■ The problem:
Write out the listing below exactly, and omit any images you find in it.
'''
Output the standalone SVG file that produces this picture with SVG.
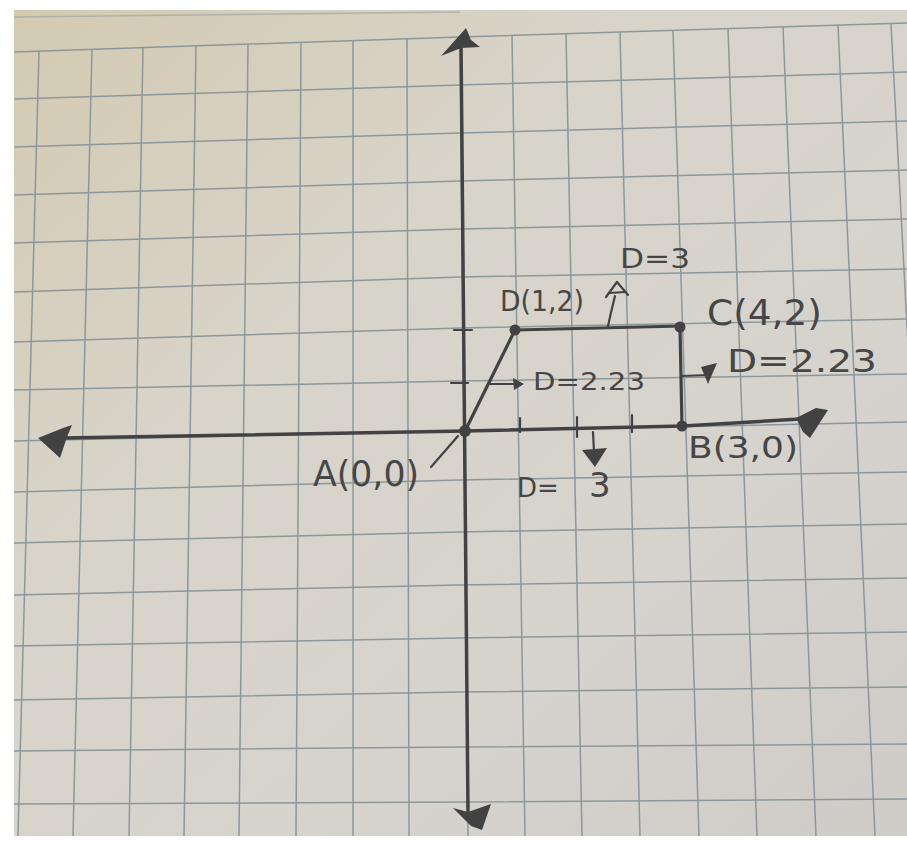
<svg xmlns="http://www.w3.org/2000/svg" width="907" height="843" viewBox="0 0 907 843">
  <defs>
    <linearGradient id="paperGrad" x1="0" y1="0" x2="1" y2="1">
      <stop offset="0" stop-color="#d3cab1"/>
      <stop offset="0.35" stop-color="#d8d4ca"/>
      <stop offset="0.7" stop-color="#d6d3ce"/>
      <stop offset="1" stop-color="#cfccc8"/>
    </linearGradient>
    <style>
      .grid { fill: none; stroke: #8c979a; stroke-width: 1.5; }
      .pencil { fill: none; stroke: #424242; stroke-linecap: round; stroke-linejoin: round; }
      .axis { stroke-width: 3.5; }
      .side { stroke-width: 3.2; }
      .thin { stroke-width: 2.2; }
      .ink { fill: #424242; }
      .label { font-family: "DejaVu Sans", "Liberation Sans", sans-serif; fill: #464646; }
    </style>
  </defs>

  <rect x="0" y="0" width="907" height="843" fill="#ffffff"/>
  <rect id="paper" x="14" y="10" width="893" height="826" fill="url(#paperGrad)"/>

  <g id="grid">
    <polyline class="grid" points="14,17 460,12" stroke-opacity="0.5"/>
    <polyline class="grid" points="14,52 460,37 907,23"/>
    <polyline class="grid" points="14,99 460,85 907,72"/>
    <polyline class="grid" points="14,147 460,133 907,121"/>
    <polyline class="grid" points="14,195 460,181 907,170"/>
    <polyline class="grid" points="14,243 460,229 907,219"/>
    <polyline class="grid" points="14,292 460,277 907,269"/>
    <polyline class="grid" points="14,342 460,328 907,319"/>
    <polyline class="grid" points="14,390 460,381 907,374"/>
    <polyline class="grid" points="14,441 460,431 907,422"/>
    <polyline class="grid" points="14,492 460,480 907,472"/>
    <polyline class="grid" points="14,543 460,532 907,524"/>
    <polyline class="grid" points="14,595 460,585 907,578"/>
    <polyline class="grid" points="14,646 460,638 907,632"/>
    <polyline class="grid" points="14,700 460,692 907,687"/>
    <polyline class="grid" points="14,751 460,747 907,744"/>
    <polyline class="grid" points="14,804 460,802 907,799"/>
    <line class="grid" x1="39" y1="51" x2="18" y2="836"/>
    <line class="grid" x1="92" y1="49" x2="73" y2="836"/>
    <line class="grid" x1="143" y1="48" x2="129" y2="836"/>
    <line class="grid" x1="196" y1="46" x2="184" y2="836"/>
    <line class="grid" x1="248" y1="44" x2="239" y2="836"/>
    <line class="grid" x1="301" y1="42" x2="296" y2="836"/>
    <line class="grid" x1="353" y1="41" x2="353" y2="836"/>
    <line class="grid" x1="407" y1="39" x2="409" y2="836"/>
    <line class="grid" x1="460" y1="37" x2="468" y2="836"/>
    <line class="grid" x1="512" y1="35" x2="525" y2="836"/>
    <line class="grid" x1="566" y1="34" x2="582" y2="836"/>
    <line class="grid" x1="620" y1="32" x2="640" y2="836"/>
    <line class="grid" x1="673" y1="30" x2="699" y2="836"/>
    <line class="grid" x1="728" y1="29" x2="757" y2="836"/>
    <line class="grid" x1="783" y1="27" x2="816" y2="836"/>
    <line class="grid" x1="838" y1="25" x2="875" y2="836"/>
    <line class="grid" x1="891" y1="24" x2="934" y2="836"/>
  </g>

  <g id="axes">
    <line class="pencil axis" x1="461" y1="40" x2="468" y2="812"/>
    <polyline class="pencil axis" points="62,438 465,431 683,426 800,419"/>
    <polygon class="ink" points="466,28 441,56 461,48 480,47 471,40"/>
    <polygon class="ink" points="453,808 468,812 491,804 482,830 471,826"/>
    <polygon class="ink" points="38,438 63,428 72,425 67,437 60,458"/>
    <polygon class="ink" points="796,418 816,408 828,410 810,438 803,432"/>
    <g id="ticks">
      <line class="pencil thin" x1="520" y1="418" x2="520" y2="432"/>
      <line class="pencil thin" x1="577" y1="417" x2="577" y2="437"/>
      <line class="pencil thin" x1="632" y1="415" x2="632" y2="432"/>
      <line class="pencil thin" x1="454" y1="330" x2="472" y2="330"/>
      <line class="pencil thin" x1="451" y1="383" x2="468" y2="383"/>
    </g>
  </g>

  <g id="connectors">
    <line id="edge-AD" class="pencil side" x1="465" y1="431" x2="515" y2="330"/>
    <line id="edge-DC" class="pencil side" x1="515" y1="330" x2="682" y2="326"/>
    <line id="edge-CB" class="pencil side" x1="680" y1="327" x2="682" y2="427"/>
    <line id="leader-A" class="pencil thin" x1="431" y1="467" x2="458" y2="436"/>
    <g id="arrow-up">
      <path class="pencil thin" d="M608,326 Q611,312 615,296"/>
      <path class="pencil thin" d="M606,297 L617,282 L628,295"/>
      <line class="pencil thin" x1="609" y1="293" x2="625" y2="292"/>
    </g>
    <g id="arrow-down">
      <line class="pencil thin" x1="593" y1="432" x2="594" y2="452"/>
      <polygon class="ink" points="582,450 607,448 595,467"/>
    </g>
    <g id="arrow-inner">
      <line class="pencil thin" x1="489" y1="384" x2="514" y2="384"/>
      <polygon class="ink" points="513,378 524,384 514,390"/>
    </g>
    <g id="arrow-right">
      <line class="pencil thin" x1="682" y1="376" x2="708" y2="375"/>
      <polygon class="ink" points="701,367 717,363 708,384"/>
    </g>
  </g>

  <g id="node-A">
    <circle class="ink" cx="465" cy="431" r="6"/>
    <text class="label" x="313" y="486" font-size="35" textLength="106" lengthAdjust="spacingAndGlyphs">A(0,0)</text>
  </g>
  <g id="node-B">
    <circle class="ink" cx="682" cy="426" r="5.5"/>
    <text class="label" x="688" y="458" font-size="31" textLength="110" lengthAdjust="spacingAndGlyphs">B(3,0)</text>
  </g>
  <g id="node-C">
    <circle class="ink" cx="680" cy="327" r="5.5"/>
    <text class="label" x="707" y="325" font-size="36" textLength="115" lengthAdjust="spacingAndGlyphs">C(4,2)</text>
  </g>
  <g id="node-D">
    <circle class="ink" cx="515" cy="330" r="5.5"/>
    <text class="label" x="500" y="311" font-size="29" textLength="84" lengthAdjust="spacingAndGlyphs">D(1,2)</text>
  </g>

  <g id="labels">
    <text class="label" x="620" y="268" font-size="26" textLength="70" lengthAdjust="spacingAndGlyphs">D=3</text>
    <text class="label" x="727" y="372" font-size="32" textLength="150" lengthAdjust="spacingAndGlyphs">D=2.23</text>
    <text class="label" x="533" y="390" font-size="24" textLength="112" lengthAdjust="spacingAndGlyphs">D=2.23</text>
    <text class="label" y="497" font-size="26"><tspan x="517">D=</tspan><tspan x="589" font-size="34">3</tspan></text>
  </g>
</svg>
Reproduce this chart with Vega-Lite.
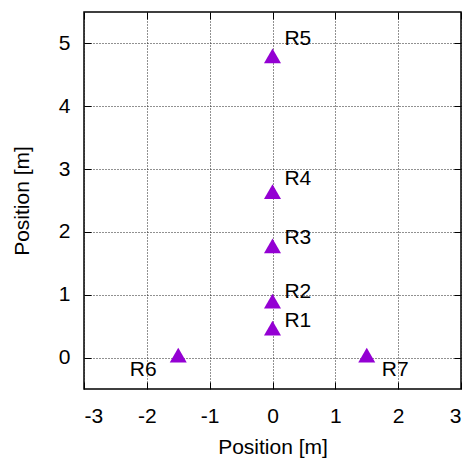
'''
■ Correct response:
Output the standalone SVG file that produces this picture with SVG.
<svg xmlns="http://www.w3.org/2000/svg" width="907" height="843" viewBox="0 0 907 843">
  <defs>
    <linearGradient id="paperGrad" x1="0" y1="0" x2="1" y2="1">
      <stop offset="0" stop-color="#d3cab1"/>
      <stop offset="0.35" stop-color="#d8d4ca"/>
      <stop offset="0.7" stop-color="#d6d3ce"/>
      <stop offset="1" stop-color="#cfccc8"/>
    </linearGradient>
    <style>
      .grid { fill: none; stroke: #8c979a; stroke-width: 1.5; }
      .pencil { fill: none; stroke: #424242; stroke-linecap: round; stroke-linejoin: round; }
      .axis { stroke-width: 3.5; }
      .side { stroke-width: 3.2; }
      .thin { stroke-width: 2.2; }
      .ink { fill: #424242; }
      .label { font-family: "DejaVu Sans", "Liberation Sans", sans-serif; fill: #464646; }
    </style>
  </defs>

  <rect x="0" y="0" width="907" height="843" fill="#ffffff"/>
  <rect id="paper" x="14" y="10" width="893" height="826" fill="url(#paperGrad)"/>

  <g id="grid">
    <polyline class="grid" points="14,17 460,12" stroke-opacity="0.5"/>
    <polyline class="grid" points="14,52 460,37 907,23"/>
    <polyline class="grid" points="14,99 460,85 907,72"/>
    <polyline class="grid" points="14,147 460,133 907,121"/>
    <polyline class="grid" points="14,195 460,181 907,170"/>
    <polyline class="grid" points="14,243 460,229 907,219"/>
    <polyline class="grid" points="14,292 460,277 907,269"/>
    <polyline class="grid" points="14,342 460,328 907,319"/>
    <polyline class="grid" points="14,390 460,381 907,374"/>
    <polyline class="grid" points="14,441 460,431 907,422"/>
    <polyline class="grid" points="14,492 460,480 907,472"/>
    <polyline class="grid" points="14,543 460,532 907,524"/>
    <polyline class="grid" points="14,595 460,585 907,578"/>
    <polyline class="grid" points="14,646 460,638 907,632"/>
    <polyline class="grid" points="14,700 460,692 907,687"/>
    <polyline class="grid" points="14,751 460,747 907,744"/>
    <polyline class="grid" points="14,804 460,802 907,799"/>
    <line class="grid" x1="39" y1="51" x2="18" y2="836"/>
    <line class="grid" x1="92" y1="49" x2="73" y2="836"/>
    <line class="grid" x1="143" y1="48" x2="129" y2="836"/>
    <line class="grid" x1="196" y1="46" x2="184" y2="836"/>
    <line class="grid" x1="248" y1="44" x2="239" y2="836"/>
    <line class="grid" x1="301" y1="42" x2="296" y2="836"/>
    <line class="grid" x1="353" y1="41" x2="353" y2="836"/>
    <line class="grid" x1="407" y1="39" x2="409" y2="836"/>
    <line class="grid" x1="460" y1="37" x2="468" y2="836"/>
    <line class="grid" x1="512" y1="35" x2="525" y2="836"/>
    <line class="grid" x1="566" y1="34" x2="582" y2="836"/>
    <line class="grid" x1="620" y1="32" x2="640" y2="836"/>
    <line class="grid" x1="673" y1="30" x2="699" y2="836"/>
    <line class="grid" x1="728" y1="29" x2="757" y2="836"/>
    <line class="grid" x1="783" y1="27" x2="816" y2="836"/>
    <line class="grid" x1="838" y1="25" x2="875" y2="836"/>
    <line class="grid" x1="891" y1="24" x2="934" y2="836"/>
  </g>

  <g id="axes">
    <line class="pencil axis" x1="461" y1="40" x2="468" y2="812"/>
    <polyline class="pencil axis" points="62,438 465,431 683,426 800,419"/>
    <polygon class="ink" points="466,28 441,56 461,48 480,47 471,40"/>
    <polygon class="ink" points="453,808 468,812 491,804 482,830 471,826"/>
    <polygon class="ink" points="38,438 63,428 72,425 67,437 60,458"/>
    <polygon class="ink" points="796,418 816,408 828,410 810,438 803,432"/>
    <g id="ticks">
      <line class="pencil thin" x1="520" y1="418" x2="520" y2="432"/>
      <line class="pencil thin" x1="577" y1="417" x2="577" y2="437"/>
      <line class="pencil thin" x1="632" y1="415" x2="632" y2="432"/>
      <line class="pencil thin" x1="454" y1="330" x2="472" y2="330"/>
      <line class="pencil thin" x1="451" y1="383" x2="468" y2="383"/>
    </g>
  </g>

  <g id="connectors">
    <line id="edge-AD" class="pencil side" x1="465" y1="431" x2="515" y2="330"/>
    <line id="edge-DC" class="pencil side" x1="515" y1="330" x2="682" y2="326"/>
    <line id="edge-CB" class="pencil side" x1="680" y1="327" x2="682" y2="427"/>
    <line id="leader-A" class="pencil thin" x1="431" y1="467" x2="458" y2="436"/>
    <g id="arrow-up">
      <path class="pencil thin" d="M608,326 Q611,312 615,296"/>
      <path class="pencil thin" d="M606,297 L617,282 L628,295"/>
      <line class="pencil thin" x1="609" y1="293" x2="625" y2="292"/>
    </g>
    <g id="arrow-down">
      <line class="pencil thin" x1="593" y1="432" x2="594" y2="452"/>
      <polygon class="ink" points="582,450 607,448 595,467"/>
    </g>
    <g id="arrow-inner">
      <line class="pencil thin" x1="489" y1="384" x2="514" y2="384"/>
      <polygon class="ink" points="513,378 524,384 514,390"/>
    </g>
    <g id="arrow-right">
      <line class="pencil thin" x1="682" y1="376" x2="708" y2="375"/>
      <polygon class="ink" points="701,367 717,363 708,384"/>
    </g>
  </g>

  <g id="node-A">
    <circle class="ink" cx="465" cy="431" r="6"/>
    <text class="label" x="313" y="486" font-size="35" textLength="106" lengthAdjust="spacingAndGlyphs">A(0,0)</text>
  </g>
  <g id="node-B">
    <circle class="ink" cx="682" cy="426" r="5.5"/>
    <text class="label" x="688" y="458" font-size="31" textLength="110" lengthAdjust="spacingAndGlyphs">B(3,0)</text>
  </g>
  <g id="node-C">
    <circle class="ink" cx="680" cy="327" r="5.5"/>
    <text class="label" x="707" y="325" font-size="36" textLength="115" lengthAdjust="spacingAndGlyphs">C(4,2)</text>
  </g>
  <g id="node-D">
    <circle class="ink" cx="515" cy="330" r="5.5"/>
    <text class="label" x="500" y="311" font-size="29" textLength="84" lengthAdjust="spacingAndGlyphs">D(1,2)</text>
  </g>

  <g id="labels">
    <text class="label" x="620" y="268" font-size="26" textLength="70" lengthAdjust="spacingAndGlyphs">D=3</text>
    <text class="label" x="727" y="372" font-size="32" textLength="150" lengthAdjust="spacingAndGlyphs">D=2.23</text>
    <text class="label" x="533" y="390" font-size="24" textLength="112" lengthAdjust="spacingAndGlyphs">D=2.23</text>
    <text class="label" y="497" font-size="26"><tspan x="517">D=</tspan><tspan x="589" font-size="34">3</tspan></text>
  </g>
</svg>
Reproduce this chart with Vega-Lite.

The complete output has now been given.